Rows from a dataset
········

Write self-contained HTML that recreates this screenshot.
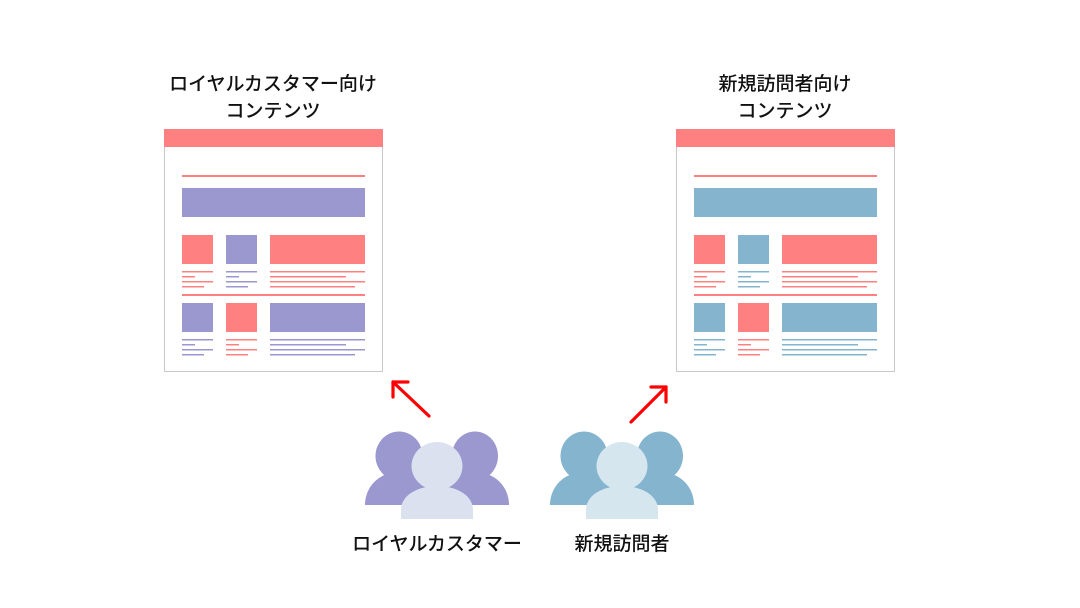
<!DOCTYPE html>
<html><head><meta charset="utf-8"><style>
html,body{margin:0;padding:0;background:#fff;}
svg{display:block;}
text{font-family:"Liberation Sans","Noto Sans CJK JP",sans-serif;font-weight:500;fill:#111;}
</style></head><body>
<svg width="1080" height="608" viewBox="0 0 1080 608" xmlns="http://www.w3.org/2000/svg">
<defs>
<g id="docbase">
  <rect x="164.5" y="129.5" width="218" height="242" fill="#fff" stroke="#c8c8c8" stroke-width="1"/>
  <rect x="164" y="129" width="219" height="18" fill="#ff8080"/>
  <rect x="182" y="175" width="183" height="2" fill="#ff8080"/>
  <rect x="182" y="294" width="183" height="2" fill="#ff8080"/>
</g>
</defs>

<use href="#docbase"/>
<g>
  <rect x="182" y="188" width="183" height="29" fill="#9b97cf"/>
  <rect x="182" y="235" width="31" height="29" fill="#ff8080"/>
  <rect x="226" y="235" width="31" height="29" fill="#9b97cf"/>
  <rect x="270" y="235" width="95" height="29" fill="#ff8080"/>
  <g fill="#ff8080">
    <rect x="182" y="271" width="31" height="1.5"/><rect x="182" y="276" width="13" height="1.5"/><rect x="182" y="281" width="31" height="1.5"/><rect x="182" y="286" width="22" height="1.5"/>
    <rect x="270" y="271" width="95" height="1.5"/><rect x="270" y="276" width="76" height="1.5"/><rect x="270" y="281" width="95" height="1.5"/><rect x="270" y="286" width="85" height="1.5"/>
  </g>
  <g fill="#9b97cf">
    <rect x="226" y="271" width="31" height="1.5"/><rect x="226" y="276" width="13" height="1.5"/><rect x="226" y="281" width="31" height="1.5"/><rect x="226" y="286" width="22" height="1.5"/>
  </g>
  <rect x="182" y="303" width="31" height="29" fill="#9b97cf"/>
  <rect x="226" y="303" width="31" height="29" fill="#ff8080"/>
  <rect x="270" y="303" width="95" height="29" fill="#9b97cf"/>
  <g fill="#9b97cf">
    <rect x="182" y="339" width="31" height="1.5"/><rect x="182" y="344" width="13" height="1.5"/><rect x="182" y="349" width="31" height="1.5"/><rect x="182" y="354" width="22" height="1.5"/>
    <rect x="270" y="339" width="95" height="1.5"/><rect x="270" y="344" width="76" height="1.5"/><rect x="270" y="349" width="95" height="1.5"/><rect x="270" y="354" width="85" height="1.5"/>
  </g>
  <g fill="#ff8080">
    <rect x="226" y="339" width="31" height="1.5"/><rect x="226" y="344" width="13" height="1.5"/><rect x="226" y="349" width="31" height="1.5"/><rect x="226" y="354" width="22" height="1.5"/>
  </g>
</g>

<g transform="translate(512,0)">
  <use href="#docbase"/>
  <rect x="182" y="188" width="183" height="29" fill="#84b4ce"/>
  <rect x="182" y="235" width="31" height="29" fill="#ff8080"/>
  <rect x="226" y="235" width="31" height="29" fill="#84b4ce"/>
  <rect x="270" y="235" width="95" height="29" fill="#ff8080"/>
  <g fill="#ff8080">
    <rect x="182" y="271" width="31" height="1.5"/><rect x="182" y="276" width="13" height="1.5"/><rect x="182" y="281" width="31" height="1.5"/><rect x="182" y="286" width="22" height="1.5"/>
    <rect x="270" y="271" width="95" height="1.5"/><rect x="270" y="276" width="76" height="1.5"/><rect x="270" y="281" width="95" height="1.5"/><rect x="270" y="286" width="85" height="1.5"/>
  </g>
  <g fill="#84b4ce">
    <rect x="226" y="271" width="31" height="1.5"/><rect x="226" y="276" width="13" height="1.5"/><rect x="226" y="281" width="31" height="1.5"/><rect x="226" y="286" width="22" height="1.5"/>
  </g>
  <rect x="182" y="303" width="31" height="29" fill="#84b4ce"/>
  <rect x="226" y="303" width="31" height="29" fill="#ff8080"/>
  <rect x="270" y="303" width="95" height="29" fill="#84b4ce"/>
  <g fill="#84b4ce">
    <rect x="182" y="339" width="31" height="1.5"/><rect x="182" y="344" width="13" height="1.5"/><rect x="182" y="349" width="31" height="1.5"/><rect x="182" y="354" width="22" height="1.5"/>
    <rect x="270" y="339" width="95" height="1.5"/><rect x="270" y="344" width="76" height="1.5"/><rect x="270" y="349" width="95" height="1.5"/><rect x="270" y="354" width="85" height="1.5"/>
  </g>
  <g fill="#ff8080">
    <rect x="226" y="339" width="31" height="1.5"/><rect x="226" y="344" width="13" height="1.5"/><rect x="226" y="349" width="31" height="1.5"/><rect x="226" y="354" width="22" height="1.5"/>
  </g>
</g>

<text x="273" y="90" font-size="19" text-anchor="middle">ロイヤルカスタマー向け</text>
<text x="273" y="117" font-size="19" text-anchor="middle">コンテンツ</text>
<text x="785" y="90" font-size="19" text-anchor="middle">新規訪問者向け</text>
<text x="785" y="117" font-size="19" text-anchor="middle">コンテンツ</text>

<g stroke="#ff0000" stroke-width="3.2" fill="none" stroke-linecap="round" stroke-linejoin="round">
  <path d="M429 416 L393 382"/>
  <path d="M393 397 L393 382 L408 382"/>
  <path d="M631 422 L666 387"/>
  <path d="M651 387 L666 387 L666 402"/>
</g>

<g>
  <ellipse cx="399" cy="456" rx="23.5" ry="24.5" fill="#9b97cf"/>
  <path d="M365 505 C365 486 380 472 399 472 C418 472 433 486 433 505 Z" fill="#9b97cf"/>
  <ellipse cx="475" cy="456" rx="23" ry="24.5" fill="#9b97cf"/>
  <path d="M441 505 C441 486 456 472 475 472 C494 472 509 486 509 505 Z" fill="#9b97cf"/>
  <ellipse cx="437" cy="466" rx="25.5" ry="24" fill="#dce1f0"/>
  <path d="M401 519 V510 C401 495 418 486 437 486 C456 486 473 495 473 510 V519 Z" fill="#dce1f0"/>
</g>
<g transform="translate(185,0)">
  <ellipse cx="399" cy="456" rx="23.5" ry="24.5" fill="#84b4ce"/>
  <path d="M365 505 C365 486 380 472 399 472 C418 472 433 486 433 505 Z" fill="#84b4ce"/>
  <ellipse cx="475" cy="456" rx="23" ry="24.5" fill="#84b4ce"/>
  <path d="M441 505 C441 486 456 472 475 472 C494 472 509 486 509 505 Z" fill="#84b4ce"/>
  <ellipse cx="437" cy="466" rx="25.5" ry="24" fill="#d6e6ee"/>
  <path d="M401 519 V510 C401 495 418 486 437 486 C456 486 473 495 473 510 V519 Z" fill="#d6e6ee"/>
</g>

<text x="437" y="550" font-size="19" text-anchor="middle">ロイヤルカスタマー</text>
<text x="622" y="550" font-size="19" text-anchor="middle">新規訪問者</text>
</svg>
</body></html>
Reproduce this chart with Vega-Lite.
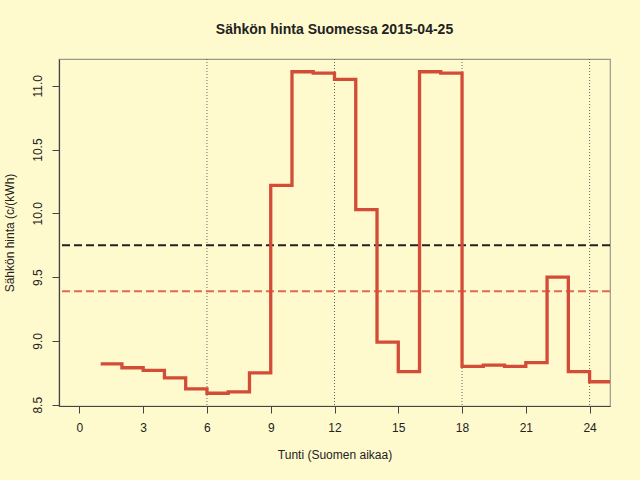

········

Your goal:
Reproduce each line exactly as it appears, omitting the pictures.

Problem solution:
Write self-contained HTML that recreates this screenshot.
<!DOCTYPE html>
<html><head><meta charset="utf-8"><style>
html,body{margin:0;padding:0;background:#fff;}
svg{display:block;}
text{font-family:"Liberation Sans","Noto Sans CJK JP",sans-serif;font-weight:500;fill:#111;}
</style></head><body>
<svg width="1080" height="608" viewBox="0 0 1080 608" xmlns="http://www.w3.org/2000/svg">
<defs>
<g id="docbase">
  <rect x="164.5" y="129.5" width="218" height="242" fill="#fff" stroke="#c8c8c8" stroke-width="1"/>
  <rect x="164" y="129" width="219" height="18" fill="#ff8080"/>
  <rect x="182" y="175" width="183" height="2" fill="#ff8080"/>
  <rect x="182" y="294" width="183" height="2" fill="#ff8080"/>
</g>
</defs>

<use href="#docbase"/>
<g>
  <rect x="182" y="188" width="183" height="29" fill="#9b97cf"/>
  <rect x="182" y="235" width="31" height="29" fill="#ff8080"/>
  <rect x="226" y="235" width="31" height="29" fill="#9b97cf"/>
  <rect x="270" y="235" width="95" height="29" fill="#ff8080"/>
  <g fill="#ff8080">
    <rect x="182" y="271" width="31" height="1.5"/><rect x="182" y="276" width="13" height="1.5"/><rect x="182" y="281" width="31" height="1.5"/><rect x="182" y="286" width="22" height="1.5"/>
    <rect x="270" y="271" width="95" height="1.5"/><rect x="270" y="276" width="76" height="1.5"/><rect x="270" y="281" width="95" height="1.5"/><rect x="270" y="286" width="85" height="1.5"/>
  </g>
  <g fill="#9b97cf">
    <rect x="226" y="271" width="31" height="1.5"/><rect x="226" y="276" width="13" height="1.5"/><rect x="226" y="281" width="31" height="1.5"/><rect x="226" y="286" width="22" height="1.5"/>
  </g>
  <rect x="182" y="303" width="31" height="29" fill="#9b97cf"/>
  <rect x="226" y="303" width="31" height="29" fill="#ff8080"/>
  <rect x="270" y="303" width="95" height="29" fill="#9b97cf"/>
  <g fill="#9b97cf">
    <rect x="182" y="339" width="31" height="1.5"/><rect x="182" y="344" width="13" height="1.5"/><rect x="182" y="349" width="31" height="1.5"/><rect x="182" y="354" width="22" height="1.5"/>
    <rect x="270" y="339" width="95" height="1.5"/><rect x="270" y="344" width="76" height="1.5"/><rect x="270" y="349" width="95" height="1.5"/><rect x="270" y="354" width="85" height="1.5"/>
  </g>
  <g fill="#ff8080">
    <rect x="226" y="339" width="31" height="1.5"/><rect x="226" y="344" width="13" height="1.5"/><rect x="226" y="349" width="31" height="1.5"/><rect x="226" y="354" width="22" height="1.5"/>
  </g>
</g>

<g transform="translate(512,0)">
  <use href="#docbase"/>
  <rect x="182" y="188" width="183" height="29" fill="#84b4ce"/>
  <rect x="182" y="235" width="31" height="29" fill="#ff8080"/>
  <rect x="226" y="235" width="31" height="29" fill="#84b4ce"/>
  <rect x="270" y="235" width="95" height="29" fill="#ff8080"/>
  <g fill="#ff8080">
    <rect x="182" y="271" width="31" height="1.5"/><rect x="182" y="276" width="13" height="1.5"/><rect x="182" y="281" width="31" height="1.5"/><rect x="182" y="286" width="22" height="1.5"/>
    <rect x="270" y="271" width="95" height="1.5"/><rect x="270" y="276" width="76" height="1.5"/><rect x="270" y="281" width="95" height="1.5"/><rect x="270" y="286" width="85" height="1.5"/>
  </g>
  <g fill="#84b4ce">
    <rect x="226" y="271" width="31" height="1.5"/><rect x="226" y="276" width="13" height="1.5"/><rect x="226" y="281" width="31" height="1.5"/><rect x="226" y="286" width="22" height="1.5"/>
  </g>
  <rect x="182" y="303" width="31" height="29" fill="#84b4ce"/>
  <rect x="226" y="303" width="31" height="29" fill="#ff8080"/>
  <rect x="270" y="303" width="95" height="29" fill="#84b4ce"/>
  <g fill="#84b4ce">
    <rect x="182" y="339" width="31" height="1.5"/><rect x="182" y="344" width="13" height="1.5"/><rect x="182" y="349" width="31" height="1.5"/><rect x="182" y="354" width="22" height="1.5"/>
    <rect x="270" y="339" width="95" height="1.5"/><rect x="270" y="344" width="76" height="1.5"/><rect x="270" y="349" width="95" height="1.5"/><rect x="270" y="354" width="85" height="1.5"/>
  </g>
  <g fill="#ff8080">
    <rect x="226" y="339" width="31" height="1.5"/><rect x="226" y="344" width="13" height="1.5"/><rect x="226" y="349" width="31" height="1.5"/><rect x="226" y="354" width="22" height="1.5"/>
  </g>
</g>

<text x="273" y="90" font-size="19" text-anchor="middle">ロイヤルカスタマー向け</text>
<text x="273" y="117" font-size="19" text-anchor="middle">コンテンツ</text>
<text x="785" y="90" font-size="19" text-anchor="middle">新規訪問者向け</text>
<text x="785" y="117" font-size="19" text-anchor="middle">コンテンツ</text>

<g stroke="#ff0000" stroke-width="3.2" fill="none" stroke-linecap="round" stroke-linejoin="round">
  <path d="M429 416 L393 382"/>
  <path d="M393 397 L393 382 L408 382"/>
  <path d="M631 422 L666 387"/>
  <path d="M651 387 L666 387 L666 402"/>
</g>

<g>
  <ellipse cx="399" cy="456" rx="23.5" ry="24.5" fill="#9b97cf"/>
  <path d="M365 505 C365 486 380 472 399 472 C418 472 433 486 433 505 Z" fill="#9b97cf"/>
  <ellipse cx="475" cy="456" rx="23" ry="24.5" fill="#9b97cf"/>
  <path d="M441 505 C441 486 456 472 475 472 C494 472 509 486 509 505 Z" fill="#9b97cf"/>
  <ellipse cx="437" cy="466" rx="25.5" ry="24" fill="#dce1f0"/>
  <path d="M401 519 V510 C401 495 418 486 437 486 C456 486 473 495 473 510 V519 Z" fill="#dce1f0"/>
</g>
<g transform="translate(185,0)">
  <ellipse cx="399" cy="456" rx="23.5" ry="24.5" fill="#84b4ce"/>
  <path d="M365 505 C365 486 380 472 399 472 C418 472 433 486 433 505 Z" fill="#84b4ce"/>
  <ellipse cx="475" cy="456" rx="23" ry="24.5" fill="#84b4ce"/>
  <path d="M441 505 C441 486 456 472 475 472 C494 472 509 486 509 505 Z" fill="#84b4ce"/>
  <ellipse cx="437" cy="466" rx="25.5" ry="24" fill="#d6e6ee"/>
  <path d="M401 519 V510 C401 495 418 486 437 486 C456 486 473 495 473 510 V519 Z" fill="#d6e6ee"/>
</g>

<text x="437" y="550" font-size="19" text-anchor="middle">ロイヤルカスタマー</text>
<text x="622" y="550" font-size="19" text-anchor="middle">新規訪問者</text>
</svg>
</body></html>
Reproduce this chart with Vega-Lite.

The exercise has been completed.